I just referred to smartphones as frequently changeable, but there must be degrees within that as well. My iPhone 5S will remain relevant and useable, I would bet, a good deal longer than, say, a Lumia or Galaxy of similar vintage (I can’t prove it, obviously, but that’s by guess). But we’re talking about a difference of months, say, 18 to 36. Not years and years.
It’s a similar story with Macs versus Windows PCs. Anecdotally, it seems to me that Macs not only maintain a high level usability over time, but they even sport a look and finish that is more timeless than something made by HP or Lenovo. But again, this only covers years, not decades.
This leads me to a post I stumbled upon tonight by Nate Vaughn, who recommends a fairly high rate of turnover for Macs. This may seem like it’s the opposing view to what Bowler is trying to advocate for, but it’s not. What Vaughn does is acknowledge the real-world longevity of a Mac, and recommend a course of action to maximize it:
The typical model of computer ownership by generally less technology friendly is “Buy it and hold it for as long as possible.” This emotional response makes perfect sense, you just spent this large chunk of money on a shiny new thing, it should last. The flaw in this approach is that these items have a built in shelf life of 20–30 months. Not that they are worthless after that, but they are certainly well into middle-age.

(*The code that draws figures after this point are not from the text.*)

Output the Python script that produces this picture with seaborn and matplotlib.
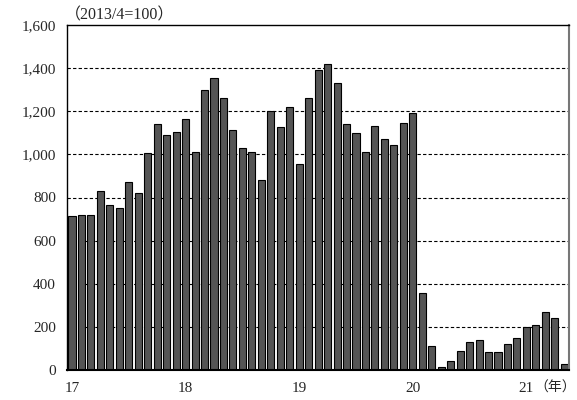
import matplotlib
matplotlib.use("Agg")
import matplotlib.pyplot as plt
import seaborn as sns
import numpy as np
import pandas as pd

# 月次指数 (2013/4=100), 2017年1月〜2021年5月
months = pd.period_range("2017-01", "2021-05", freq="M").astype(str).tolist()
values = [715, 720, 720, 830, 765, 750, 870, 820, 1005, 1140, 1090, 1105,
          1165, 1010, 1300, 1355, 1260, 1115, 1030, 1010, 880, 1200, 1125, 1220,
          955, 1260, 1390, 1420, 1330, 1140, 1100, 1010, 1130, 1070, 1045, 1145,
          1190, 355, 110, 15, 40, 90, 130, 140, 85, 85, 120, 150,
          200, 210, 270, 240, 30]
year_labels = ["17", "18", "19", "20", "21"]
y_ticks = [0, 200, 400, 600, 800, 1000, 1200, 1400, 1600]

sns.set_theme(style="white")
plt.rcParams['font.family'] = ['Liberation Serif', 'Noto Sans CJK JP']

df = pd.DataFrame({"month": months, "value": values})

fig = plt.figure(figsize=(5.77, 4.0), dpi=100)
ax = fig.add_axes([0.1161, 0.075, 0.8700, 0.8625])

# グリッド（点線）
for yv in y_ticks[1:-1]:
    ax.axhline(yv, color="black", linestyle=(0, (3, 2)), linewidth=0.8, zorder=0)

sns.barplot(data=df, x="month", y="value", color="#555555", saturation=1,
            edgecolor="black", linewidth=0.8, width=0.75, ax=ax, zorder=2)

ax.set_ylim(0, 1600)
ax.set_xlim(-0.53, 52.5)
ax.set_yticks(y_ticks)
ax.set_yticklabels([f"{v:,}" for v in y_ticks], fontsize=11)
ax.set_xticks(np.arange(0, len(months), 12))
ax.set_xticklabels(year_labels, fontsize=11)
ax.tick_params(axis="both", length=0, pad=8)
ax.tick_params(axis="x", pad=9)
ax.set_xlabel("")
ax.set_ylabel("")

for side in ["left", "top", "bottom"]:
    ax.spines[side].set_color("black")
    ax.spines[side].set_linewidth(1.0)
ax.spines["bottom"].set_linewidth(1.5)
ax.spines["right"].set_color("#777777")
ax.spines["right"].set_linewidth(1.5)

fig.text(0.112, 0.942, "（2013/4=100）", fontsize=11.5, ha="left", va="bottom")
fig.text(0.998, 0.031, "（年）", fontsize=10, ha="right", va="center")

fig.savefig("out.png", dpi=100)
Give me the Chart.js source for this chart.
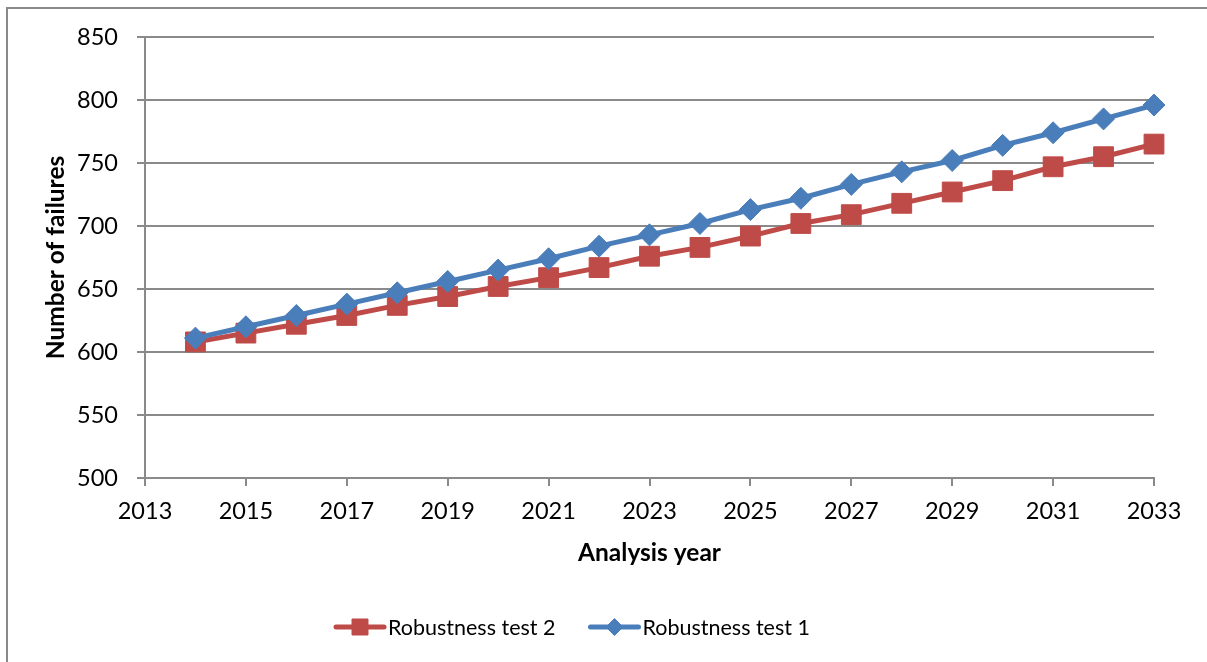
<!DOCTYPE html>
<html>
<head>
<meta charset="utf-8">
<title>Number of failures by analysis year</title>
<script src="https://cdn.jsdelivr.net/npm/chart.js@4.4.1/dist/chart.umd.min.js"></script>
<style>
  html, body { margin: 0; padding: 0; background: #ffffff; }
  canvas { display: block; }
</style>
</head>
<body>
<canvas id="failuresChart" width="1207" height="662"></canvas>
<script>
// Analysis years and failure counts for the two robustness tests
const years = [2014, 2015, 2016, 2017, 2018, 2019, 2020, 2021, 2022, 2023,
               2024, 2025, 2026, 2027, 2028, 2029, 2030, 2031, 2032, 2033];
const robustnessTest1 = [611, 620, 629, 638, 647, 656, 665, 674, 684, 693,
                         702, 713, 722, 733, 743, 752, 764, 774, 785, 796];
const robustnessTest2 = [608, 615, 622, 629, 637, 644, 652, 659, 667, 676,
                         683, 692, 702, 709, 718, 727, 736, 747, 755, 765];
const yearTicks = [2013, 2015, 2017, 2019, 2021, 2023, 2025, 2027, 2029, 2031, 2033];
const seriesNames = ['Robustness test 1', 'Robustness test 2'];

const FONT = 'Lato, "Open Sans", "DejaVu Sans", sans-serif';
const GRID = '#8a8a8a';
const BLUE = '#4a7ebb';
const RED = '#be4b48';

const toPoints = (vals) => years.map((yr, i) => ({ x: yr, y: vals[i] }));

// White page, grey frame on the top and left edges, and the key under the axis
const frameAndKey = {
  id: 'frameAndKey',
  beforeDraw(chart) {
    const ctx = chart.ctx;
    ctx.save();
    ctx.fillStyle = '#ffffff';
    ctx.fillRect(0, 0, chart.width, chart.height);
    ctx.strokeStyle = GRID;
    ctx.lineWidth = 2;
    ctx.beginPath();
    ctx.moveTo(7, chart.height);
    ctx.lineTo(7, 8);
    ctx.lineTo(chart.width, 8);
    ctx.stroke();
    ctx.restore();
  },
  afterDraw(chart) {
    const ctx = chart.ctx;
    const keyY = 627;
    let x = 336;
    ctx.save();
    ctx.font = '21.5px ' + FONT;
    ctx.textBaseline = 'middle';
    ctx.textAlign = 'left';
    // key lists the second series first
    const order = [1, 0];
    const markerSize = { rect: 11.3, rectRot: 8.5 };
    order.forEach((idx) => {
      const ds = chart.data.datasets[idx];
      ctx.strokeStyle = ds.borderColor;
      ctx.lineWidth = 5;
      ctx.lineCap = 'round';
      ctx.beginPath();
      ctx.moveTo(x, keyY);
      ctx.lineTo(x + 48, keyY);
      ctx.stroke();
      ctx.lineCap = 'butt';
      ctx.fillStyle = ds.backgroundColor;
      ctx.strokeStyle = ds.borderColor;
      ctx.lineWidth = 1;
      Chart.helpers.drawPoint(ctx, {
        pointStyle: ds.pointStyle,
        radius: markerSize[ds.pointStyle],
        borderWidth: 1,
        rotation: 0
      }, x + 24, keyY);
      ctx.fillStyle = '#000000';
      ctx.fillText(ds.label, x + 52, keyY + 1);
      x += 52 + ctx.measureText(ds.label).width + 35;
    });
    ctx.restore();
  }
};

new Chart(document.getElementById('failuresChart'), {
  type: 'line',
  data: {
    datasets: [
      {
        label: seriesNames[0],
        data: toPoints(robustnessTest1),
        borderColor: BLUE,
        backgroundColor: BLUE,
        borderWidth: 5,
        pointStyle: 'rectRot',
        pointRadius: 11,
        pointBorderWidth: 1,
        pointHoverRadius: 11,
        tension: 0,
        clip: false
      },
      {
        label: seriesNames[1],
        data: toPoints(robustnessTest2),
        borderColor: RED,
        backgroundColor: RED,
        borderWidth: 5,
        pointStyle: 'rect',
        pointRadius: 14,
        pointBorderWidth: 1,
        pointHoverRadius: 14,
        tension: 0,
        clip: false
      }
    ]
  },
  options: {
    responsive: false,
    animation: false,
    layout: { padding: { top: 37, right: 53, bottom: 84, left: 0 } },
    plugins: {
      legend: { display: false },
      tooltip: { enabled: false }
    },
    scales: {
      x: {
        type: 'linear',
        min: 2013,
        max: 2033,
        afterBuildTicks(scale) {
          scale.ticks = yearTicks.map((v) => ({ value: v }));
        },
        afterFit(scale) { scale.height = 100; },
        grid: {
          display: true,
          drawOnChartArea: false,
          drawTicks: true,
          tickLength: 8,
          color: GRID,
          lineWidth: 2
        },
        border: { display: true, color: GRID, width: 2 },
        ticks: {
          font: { family: FONT, size: 23.5 },
          color: '#000000',
          padding: 11,
          maxRotation: 0,
          autoSkip: false,
          callback: (v) => String(v)
        },
        title: {
          display: true,
          text: 'Analysis year',
          font: { family: FONT, size: 24.5, weight: 'bold' },
          color: '#000000',
          padding: { top: 0, bottom: 10 }
        }
      },
      y: {
        min: 500,
        max: 850,
        afterFit(scale) { scale.width = 145; },
        grid: { color: GRID, lineWidth: 2, tickLength: 8 },
        border: { display: true, color: GRID, width: 2 },
        ticks: {
          stepSize: 50,
          font: { family: FONT, size: 23.5 },
          color: '#000000',
          padding: 19
        },
        title: {
          display: true,
          text: 'Number of failures',
          font: { family: FONT, size: 24.5, weight: 'bold' },
          color: '#000000',
          padding: { top: 41, bottom: 0 }
        }
      }
    }
  },
  plugins: [frameAndKey]
});
</script>
</body>
</html>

Vaughn actually puts together a kind of loose formula that shows a net economic benefit to not holding on to your machine for too long, but reselling it within a reasonable amount of time so that the thing is still highly usable, and therefore still worth it for someone else to buy, and also still economically viable to you the seller, so you can upgrade to your next machine with less pain.
The inversion in [“buy it and hold”] thinking is this: you’re not paying for the new machine, you’re paying for the depreciation of value of the machine you already own. And Apple products are like Volvos, they hold their value well.
So with both Vaughn and Bowler, we get an appreciation for longevity; a recognition that some objects, though expensive to invest in, are worth it for how much value can be reaped from them over time. Vaughn takes that a step further, and says, you know, that longevity will eventually become diminishing returns. As well made as some of them are, computers are not coats or chainsaws.